维赫蒂妇女纠察队是在农村组建的为数不多的女子纠察队之一,由当地女佣组成。(图片来源:原文)

而红军方面通常把她们作为后备力量、医疗护理、后勤保障,以及之前最重要且最多的城市纠察警卫。赤卫队女性们剪短了头发,穿着非传统的服装,例如工人装或农夫装,通常不穿裙子,而是喜欢穿裤子(当时只有男人穿裤)。不过在1918年春,出于战事不利缘由,红军方面也还是组建了两支女性主体组成的战斗武装连,一个连大概有三百名女性,其中年龄最小的有15岁的姑娘。

许多加入赤卫队的芬兰妇女们是现代城市的居民,她们相信只有社会主义才能使妇女在经济和政治上得到充分解放。他们中的大多数是年轻人和理想主义者,对父权制和资本主义持续的剥削和压迫感到绝望。15岁对现代人来说很年轻,似乎还不需为糊口担忧,但是那时候,15岁的童工是很普遍的。
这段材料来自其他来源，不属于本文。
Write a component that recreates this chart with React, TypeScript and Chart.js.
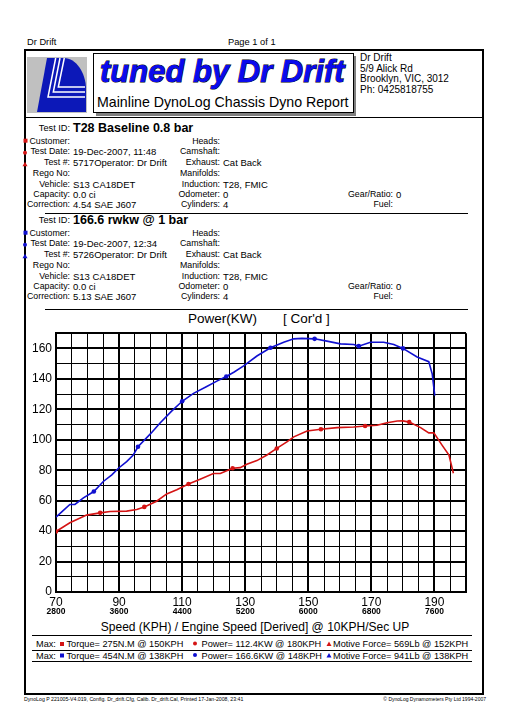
import React, { useEffect, useRef } from "react";
import { Chart, registerables } from "chart.js";

Chart.register(...registerables);

// ---------- DATA ----------
// Run 1 (red): T28 Baseline 0.8 bar
const RED_KPH = [70, 74.4, 79.7, 84, 87.1, 92.4, 95.6, 98, 101.9, 105.1, 108.3, 112, 115.7, 119.9, 122.1, 126, 128.4, 130.5, 133.7, 136.9, 140, 143.2, 145.4, 149.6, 154, 159.1, 164.4, 168, 171.8, 175, 178.2, 180, 182, 185.6, 188.2, 189.8, 192.4, 194.6, 196];
const RED_KW = [39.7, 45.5, 50.5, 52, 52.9, 53.1, 54.2, 55.9, 59.6, 64.4, 67.2, 70.9, 74.1, 77.8, 77.8, 81.3, 81.7, 83.9, 86.3, 90, 94.3, 98.6, 101.9, 105.8, 106.9, 108, 108.4, 109, 109.5, 111.2, 112.3, 112.4, 111.6, 108, 104.5, 104.5, 96.5, 90, 78];
const RED_MARKS = [70, 84, 98, 112, 126, 140, 154, 168, 182];

// Run 2 (blue): 166.6 rwkw @ 1 bar
const BLUE_KPH = [70, 72, 74.4, 76, 78.7, 82, 85, 87.7, 89.8, 92.4, 94.5, 96, 100, 103, 106.5, 110, 113.6, 117.8, 121, 124, 126.5, 129.5, 133.7, 138, 142.2, 145.4, 148, 152, 155.9, 160.2, 164.4, 166, 169.7, 173.9, 177.1, 180, 184.5, 188.2, 189.3, 190.1];
const BLUE_KW = [49.2, 53, 57.5, 57.5, 61.8, 66, 72.6, 77, 81.3, 85.6, 90, 95.4, 104, 111, 118.5, 125.3, 130.5, 135, 138.5, 141.6, 144.5, 148.5, 155, 160.4, 164.1, 166.3, 166.6, 166.3, 164.8, 163, 162.6, 161.5, 164.1, 164.1, 162.6, 160, 154.4, 151.3, 143.1, 129];
const BLUE_MARKS = [82, 96, 110, 124, 138, 152, 166, 180];

// Axes
const KPH_MIN = 70;
const KPH_MAX = 200;
const KPH_GRID_STEP = 5;
const KPH_MAJOR_STEP = 20;
const RPM_MIN = 2800;
const RPM_MAX = 8000;
const RPM_LABELS = [2800, 3600, 4400, 5200, 6000, 6800, 7600];
const KW_MIN = 0;
const KW_MAX = 170;
const KW_GRID_STEP = 10;
const KW_MAJOR_STEP = 20;

// Text content
const HEADER_LEFT = "Dr Drift";
const HEADER_PAGE = "Page 1 of 1";
const ADDRESS = ["Dr Drift", "5/9 Alick Rd", "Brooklyn, VIC, 3012", "Ph: 0425818755"];
const TITLE = "tuned by Dr Drift";
const SUBTITLE = "Mainline DynoLog Chassis Dyno Report";
const COL1_LABELS = ["Customer:", "Test Date:", "Test #:", "Rego No:", "Vehicle:", "Capacity:", "Correction:"];
const COL2_LABELS = ["Heads:", "Camshaft:", "Exhaust:", "Manifolds:", "Induction:", "Odometer:", "Cylinders:"];
const COL2_VALUES = ["", "", "Cat Back", "", "T28, FMIC", "0", "4"];
const RUN1_TITLE = "T28 Baseline 0.8 bar";
const RUN2_TITLE = "166.6 rwkw @ 1 bar";
const RUN1_COL1 = ["", "19-Dec-2007, 11:48", "5717Operator: Dr Drift", "", "S13 CA18DET", "0.0 ci", "4.54 SAE J607"];
const RUN2_COL1 = ["", "19-Dec-2007, 12:34", "5726Operator: Dr Drift", "", "S13 CA18DET", "0.0 ci", "5.13 SAE J607"];
const CHART_TITLE_A = "Power(KW)";
const CHART_TITLE_B = "[ Cor'd ]";
const X_TITLE = "Speed (KPH) / Engine Speed [Derived] @ 10KPH/Sec UP";
const MAX1 = ["Torque= 275N.M @ 150KPH", "Power= 112.4KW @ 180KPH", "Motive Force= 569Lb @ 152KPH"];
const MAX2 = ["Torque= 454N.M @ 138KPH", "Power= 166.6KW @ 148KPH", "Motive Force= 941Lb @ 138KPH"];
const FOOT_LEFT = "DynoLog P 221005-V4.019, Config. Dr_drift.Cfg, Calib. Dr_drift.Cal, Printed 17-Jan-2008, 23:41";
const FOOT_RIGHT = "\u00A9 DynoLog Dynamometers Pty Ltd 1994-2007";

const RED = "#d41414";
const BLUE = "#1010d0";
const W = 513;
const H = 728;
const FONT = '"Liberation Sans", Arial, Helvetica, sans-serif';

function range(a: number, b: number, s: number) {
  const r: number[] = [];
  for (let v = a; v <= b + 1e-9; v += s) r.push(Math.round(v * 1000) / 1000);
  return r;
}

function T({ x, y, t, s = 9.5, b = false, anchor = "start", fill = "#000" }: any) {
  return (
    <text x={x} y={y} fontSize={s} fontFamily={FONT} fontWeight={b ? "bold" : "normal"} textAnchor={anchor} dominantBaseline="central" fill={fill} style={{ whiteSpace: "pre" }}>
      {t}
    </text>
  );
}

function Marker({ kind, x, y, color }: any) {
  if (kind === 0) return <rect x={x - 2} y={y - 2} width={4} height={4} fill={color} />;
  if (kind === 1) return <circle cx={x} cy={y} r={2} fill={color} />;
  return <polygon points={`${x},${y - 2.5} ${x + 2.5},${y + 2} ${x - 2.5},${y + 2}`} fill={color} />;
}

function RunBlock({ base, title, col1, color }: any) {
  const offs = [12.7, 23.3, 34.3, 45, 56, 66, 76];
  const LS = 8.8;
  return (
    <g>
      <T x={70} y={base} t="Test ID:" s={9.2} anchor="end" />
      <T x={73} y={base} t={title} s={12.5} b />
      {COL1_LABELS.map((l, i) => (
        <g key={i}>
          <T x={70} y={base + offs[i]} t={l} s={LS} anchor="end" />
          <T x={73} y={base + offs[i]} t={col1[i]} />
          <T x={220} y={base + offs[i]} t={COL2_LABELS[i]} s={LS} anchor="end" />
          <T x={223} y={base + offs[i]} t={COL2_VALUES[i]} />
        </g>
      ))}
      <T x={393} y={base + offs[5]} t="Gear/Ratio:" s={LS} anchor="end" />
      <T x={396} y={base + offs[5]} t="0" />
      <T x={393} y={base + offs[6]} t="Fuel:" s={LS} anchor="end" />
      <Marker kind={0} x={25.5} y={base + offs[0]} color={color} />
      <Marker kind={1} x={25} y={base + offs[1] + 1.5} color={color} />
      <Marker kind={2} x={25} y={base + offs[2] + 2} color={color} />
    </g>
  );
}

function MaxRow({ y, items, color }: any) {
  return (
    <g>
      <T x={36} y={y} t="Max:" s={9.2} />
      <Marker kind={0} x={62} y={y} color={color} />
      <T x={66.5} y={y} t={items[0]} s={9.2} />
      <Marker kind={1} x={195} y={y - 0.5} color={color} />
      <T x={201.5} y={y} t={items[1]} s={9.2} />
      <Marker kind={2} x={329} y={y} color={color} />
      <T x={333} y={y} t={items[2]} s={9.2} />
    </g>
  );
}

function DynoChart() {
  const ref = useRef<HTMLCanvasElement>(null);
  useEffect(() => {
    if (!ref.current) return;
    Chart.defaults.font.family = FONT;
    const kphGrid = range(KPH_MIN, KPH_MAX, KPH_GRID_STEP);
    const kwGrid = range(KW_MIN, KW_MAX, KW_GRID_STEP);
    const isMajorX = (v: number) => (v - KPH_MIN) % KPH_MAJOR_STEP === 0 || v === KPH_MAX;
    const isMajorY = (v: number) => v % KW_MAJOR_STEP === 0 || v === KW_MAX;
    const mk = (xs: number[], ys: number[]) => xs.map((x, i) => ({ x, y: ys[i] }));
    const chart = new Chart(ref.current, {
      type: "line",
      data: {
        datasets: [
          {
            label: RUN1_TITLE,
            data: mk(RED_KPH, RED_KW),
            borderColor: RED,
            backgroundColor: RED,
            borderWidth: 1.6,
            tension: 0,
            pointRadius: (c: any) => (c.raw && RED_MARKS.includes(c.raw.x) ? 2.3 : 0),
            pointHoverRadius: 0,
            pointBorderWidth: 0,
          },
          {
            label: RUN2_TITLE,
            data: mk(BLUE_KPH, BLUE_KW),
            borderColor: BLUE,
            backgroundColor: BLUE,
            borderWidth: 1.6,
            tension: 0,
            pointRadius: (c: any) => (c.raw && BLUE_MARKS.includes(c.raw.x) ? 2.3 : 0),
            pointHoverRadius: 0,
            pointBorderWidth: 0,
          },
        ],
      },
      options: {
        animation: false,
        responsive: false,
        maintainAspectRatio: false,
        layout: { padding: { top: 7, right: 18, left: 0, bottom: 0 } },
        plugins: { legend: { display: false }, tooltip: { enabled: false }, title: { display: false } },
        scales: {
          x: {
            type: "linear",
            min: KPH_MIN,
            max: KPH_MAX,
            position: "bottom",
            afterBuildTicks: (s: any) => {
              s.ticks = kphGrid.map((v) => ({ value: v }));
            },
            afterFit: (s: any) => {
              s.height = 15;
            },
            grid: {
              color: "#000",
              drawTicks: false,
              lineWidth: (c: any) => (c.tick && isMajorX(c.tick.value) ? 2 : 1),
            },
            border: { color: "#000", width: 2 },
            ticks: {
              autoSkip: false,
              maxRotation: 0,
              padding: 3,
              color: "#000",
              font: { size: 12 },
              callback: (v: any) => ((v - KPH_MIN) % KPH_MAJOR_STEP === 0 && v < KPH_MAX ? String(v) : ""),
            },
          },
          rpm: {
            type: "linear",
            min: RPM_MIN,
            max: RPM_MAX,
            position: "bottom",
            afterBuildTicks: (s: any) => {
              s.ticks = RPM_LABELS.map((v) => ({ value: v }));
            },
            afterFit: (s: any) => {
              s.height = 15;
            },
            grid: { display: false, drawTicks: false },
            border: { display: false },
            ticks: {
              autoSkip: false,
              maxRotation: 0,
              padding: 0,
              color: "#000",
              font: { size: 8.5, weight: "bold" },
              callback: (v: any) => String(v),
            },
          },
          y: {
            type: "linear",
            min: KW_MIN,
            max: KW_MAX,
            afterBuildTicks: (s: any) => {
              s.ticks = kwGrid.map((v) => ({ value: v }));
            },
            afterFit: (s: any) => {
              s.width = 40;
            },
            grid: {
              color: "#000",
              drawTicks: false,
              lineWidth: (c: any) => (c.tick && isMajorY(c.tick.value) ? 2 : 1),
            },
            border: { color: "#000", width: 2 },
            ticks: {
              autoSkip: false,
              padding: 4,
              color: "#000",
              font: { size: 12 },
              callback: (v: any) => (v % KW_MAJOR_STEP === 0 && v < KW_MAX ? String(v) : ""),
            },
          },
        },
      } as any,
    });
    return () => chart.destroy();
  }, []);
  return <canvas ref={ref} width={468} height={300} style={{ position: "absolute", left: 16, top: 322, width: 468, height: 300 }} />;
}

export default function App() {
  return (
    <div style={{ position: "absolute", left: 0, top: 0, width: W, height: H, background: "#fff", overflow: "hidden" }}>
      <svg width={W} height={H} style={{ position: "absolute", left: 0, top: 0 }}>
        <T x={27} y={42} t={HEADER_LEFT} s={9.3} />
        <T x={228} y={42} t={HEADER_PAGE} s={9.3} />
        {/* outer frame */}
        <rect x={25} y={50} width={458} height={644} fill="none" stroke="#000" strokeWidth={2} />
        {/* logo */}
        <g transform="translate(27,57)">
          <rect x={0} y={0} width={60} height={56} fill="#c0c0c0" />
          <path d="M20,1 L37,1 C49,1 59,16 59,32 L59,55 L10,55 Z" fill="#0c18b8" />
          <polyline points="28.7,1 21,40 58,40" fill="none" stroke="#fff" strokeWidth={1.5} />
          <polyline points="33,1 26.3,35 58,35" fill="none" stroke="#fff" strokeWidth={1.5} />
          <polyline points="37.3,1 31.3,30 58,30" fill="none" stroke="#fff" strokeWidth={1.5} />
        </g>
        {/* title box */}
        <rect x={96} y={56} width={260} height={60} fill="#808080" />
        <rect x={93.5} y={53.5} width={260} height={59} fill="#fff" stroke="#000" strokeWidth={1} />
        <text x={100} y={82} fontSize={31} fontFamily={FONT} fontWeight="bold" fontStyle="italic" fill="#0a0aee" stroke="#000" strokeWidth={1} style={{ paintOrder: "stroke" }}>
          {TITLE}
        </text>
        <text x={97} y={106.5} fontSize={14.2} fontFamily={FONT} fill="#000">
          {SUBTITLE}
        </text>
        {ADDRESS.map((a, i) => (
          <T key={i} x={360} y={57.5 + i * 10.6} t={a} s={10} />
        ))}
        <line x1={25} x2={483} y1={117.5} y2={117.5} stroke="#000" strokeWidth={1} />
        <RunBlock base={128} title={RUN1_TITLE} col1={RUN1_COL1} color={RED} />
        <line x1={45} x2={468} y1={213.5} y2={213.5} stroke="#000" strokeWidth={1} />
        <RunBlock base={220} title={RUN2_TITLE} col1={RUN2_COL1} color={BLUE} />
        <line x1={45} x2={468} y1={309.5} y2={309.5} stroke="#000" strokeWidth={1} />
        <T x={188} y={318} t={CHART_TITLE_A} s={13.5} />
        <T x={283} y={318} t={CHART_TITLE_B} s={13.5} />
        <T x={255} y={627} t={X_TITLE} s={12} anchor="middle" />
        <line x1={32} x2={472} y1={635.5} y2={635.5} stroke="#000" strokeWidth={1} />
        <MaxRow y={644} items={MAX1} color={RED} />
        <line x1={32} x2={472} y1={650.5} y2={650.5} stroke="#000" strokeWidth={1} />
        <MaxRow y={655.5} items={MAX2} color={BLUE} />
        <line x1={32} x2={472} y1={661.5} y2={661.5} stroke="#000" strokeWidth={1} />
        <T x={24} y={699} t={FOOT_LEFT} s={5.2} />
        <T x={486} y={699} t={FOOT_RIGHT} s={5} anchor="end" />
      </svg>
      <DynoChart />
    </div>
  );
}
革命爆发后,赤卫队中的首批妇女纠察队于2月初在一些芬兰大城市(赫尔辛基、维堡和瓦尔凯阿科斯基)成立。到1918年3月底,设立了15队以上的女纠察单位,大约有2000名妇女在此服役,这是根据历史学家估计的,而在不完整的赤卫队工资单记录里有1440名女兵,占赤卫队总数2%到3%。妇女纠察部队主要由年轻的工人、女佣女仆,以及一小部分先进女青年组成。

起初,红色政府、赤卫队和反军国的社会民主妇女联盟都反对成立妇女单位,但于3月13日,红色政府还是承认了现已编成的妇女单位,但也命令结束新妇女部队单位的组建。不过这份命令没有得到严格遵守,在18年3月下旬和4月上旬,在红色政权控制下的芬兰工业区,仍有一些新妇女单位成立,并接受了简短的军事训练。

而她们是革命内战最后阶段的最后一支预备队,于4月参加了坦佩雷、赫尔辛基和维堡防御战,以及在卡累利阿地峡的安特雷阿战役。随着战争末期数千名红色政府逃亡者试图突破德军防线,妇女部队们也在南部的塔瓦斯蒂亚与德军作战。在4月28日图洛斯的战斗中,4000多名逃亡部队与德国部队发生冲突,而前锋便是瓦尔凯阿科斯基妇女赤卫队,在短短几个小时内,300多名赤卫队和数十名德国士兵在公路交叉口的战斗中丧生,而德军在弹尽粮绝后撤退了。妇女们为阿尔韦图拉村的逃亡者扫清了道路,穿过了一座由白军控制的大桥,不过在战斗几天后,白军们就占领最后的工业城市拉赫蒂,俘虏了20000到30000名红军。

1918年5月初,在海纳拉战俘营处决的几名赤卫队女兵。(图片来源:原文)
在坦佩雷处决的赤卫队。照片的前面是一位裸露着乳房的妇女。(图片来源:原文)

在战争的最后阶段,大约有420到460名女兵被处决。最大规模的处决发生在拉赫蒂。多达2200名赤卫队妇女被安置在海纳拉集中营,在那里由爱沙尼亚上校汉斯·卡尔姆指挥的一个营在5月初射杀了至少218名妇女,然而这个数字可能还要高得多,芬兰劳工档案馆的所谓恐怖分子名单中包括600名妇女的名字,但她们的命运无法得到核实……而拉赫蒂最大的一次处决是在5月9日,至少有100名红色妇女被枪杀。根据一名德国军官汉斯·特勒布斯特(Hans Tröbst)的日记描述,她们是在海纳拉驻军附近的树林里被机关枪射杀的,据他所说,射杀完毕后,森林树木上都是被杀害妇女们的脑组织和脑浆。而有妇女穿男装,如裤子或军装,通常被认为是武装战斗人员,就会立刻安排处决,所以女人们会试图脱掉裤子,有时只穿内裤,以此逃避被立刻射杀。因为她们只是从一群俘虏中挑选出来的。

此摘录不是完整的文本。